Publication: Eurasia Daily Monitor Volume: 6 Issue: 118

The high-profile assassination of Dagestan’s Interior Minister, police Lieutenant-General Adilgerei Magomedtagirov, on June 5 – responsibility for which was claimed personally by the commander of the Gimry Jamaat, Ibragim Gadzhidadaev (EDM, June 12) – has been followed by similarly gripping events in the North Caucasian enclave of Ingushetia.

On June 10, unidentified gunmen in Ingushetia’s capital Magas opened fire on the Gazel vehicle carrying deputy chairwoman of Ingushetia’s Supreme Court Aza Gazgireyeva, who was killed in the attack. Six other people, including passersby and a child were also wounded in the shootout (www.svobodanews.ru, June 10). This murder of a republican Supreme Court justice may have been an attempt to put pressure on the court in light of the tentative start of the proceedings in the case involving the June 21-22, 2004 raid on the Ingush capital of Nazran (later renamed Magas) by rebels under the command of Shamil Basayev, which resulted in the takeover of several strategic facilities and the killing of 56 servicemen from the ranks of the police, army and Federal Security Service (FSB).

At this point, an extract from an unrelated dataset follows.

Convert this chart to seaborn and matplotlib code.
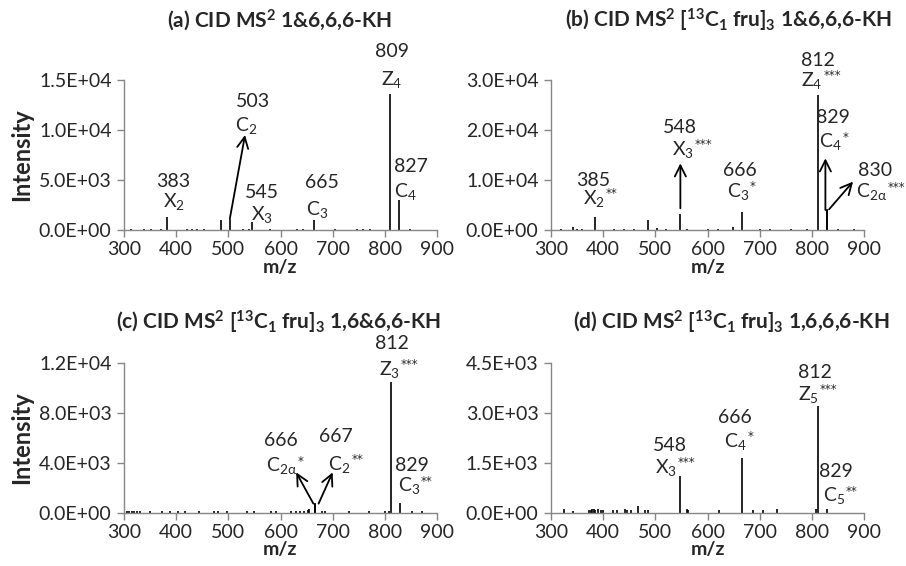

Gazgireyeva’s assassination can hardly be a coincidence, considering that her predecessor, Khassan Yandiev, was murdered in Karabulak in April 2008 (www.gazeta.ru, April 18, 2008). Clearly, these attacks specifically targeted Ingushetia’s Supreme Court. Although Gazgireyeva was not one of the judges tentatively assigned to the case involving the June 2004 raid, the hit could have been designed to hurt the government’s prestige by drawing attention to its inability to protect even Supreme Court justices. The Russian Prosecutor General’s Office dispatched a team to the crime scene on the same day to assist with the investigation of Gazgireyeva’s murder and oversee the case (www.russianews.ru, June 11).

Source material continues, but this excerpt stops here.